Autonomous vehicles need more than GPS alone — they require lane-level precision. This has driven the development of technology that fuses high-precision satellite navigation (RTK-GPS) with lidar, cameras, and detailed maps.^[15] Urban air mobility (UAM) and drone delivery are similarly impossible without GPS.

Timestamps for Financial Markets

A less-publicized but critically important role: in modern financial markets dominated by high-frequency trading (HFT), transaction timestamps must be accurate to the microsecond (one millionth of a second). Europe’s MiFID II regulation and U.S. FINRA/SEC rules mandate precise UTC-based timestamps for financial transactions, and major financial infrastructure providers such as Bloomberg synchronize their time signals directly from GPS atomic clocks.^[16]

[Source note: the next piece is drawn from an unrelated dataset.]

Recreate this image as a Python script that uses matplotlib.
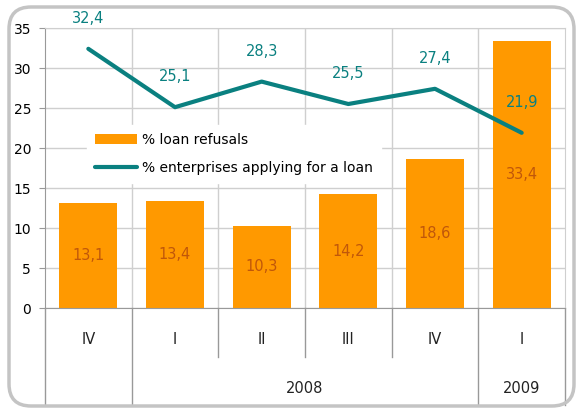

Scientific Research and Earthquake Detection

GPS is used to track the movement of tectonic plates to millimeter precision. Research in plate tectonics, volcanic activity monitoring, and earthquake early warning systems all depend on GPS data. The distribution of water vapor in the Earth’s atmosphere can also be measured by analyzing the refraction of GPS signals, contributing to improved accuracy in weather forecasting.

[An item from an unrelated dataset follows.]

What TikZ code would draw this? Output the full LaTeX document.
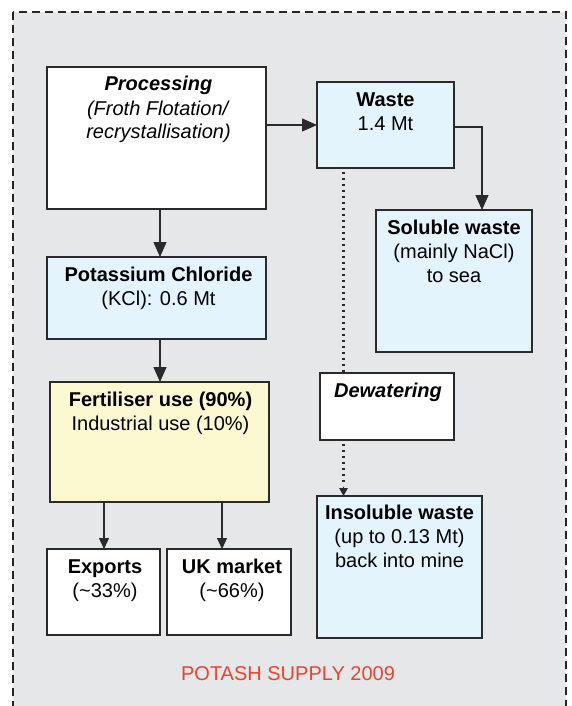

Conclusion: The World Made by Clocks in the Sky

From the American physicists tracking Sputnik’s signal in 1957, to a military system born amid Cold War tensions, to a civilian opening triggered by the tragedy of a single flight, to the signal thrown fully open by Clinton’s signature — GPS spans more than half a century of history.

Today, GPS is not a single system. We live in the era of GNSS (Global Navigation Satellite System), with the U.S. GPS, Russia’s GLONASS, Europe’s Galileo, and China’s BeiDou all operating simultaneously. The signals these satellites broadcast as they orbit the Earth twice a day unfold across the framework of latitude and longitude agreed upon at Greenwich in 1884.

When the blue dot on a smartphone screen says “You are here,” behind it stand the coordinate system of an ancient Greek astronomer, the satellite designs of Cold War military engineers, the tragedy of 269 lives lost over dark waters in 1983, and the dozens of satellites silently circling 20,000 kilometers above the Earth.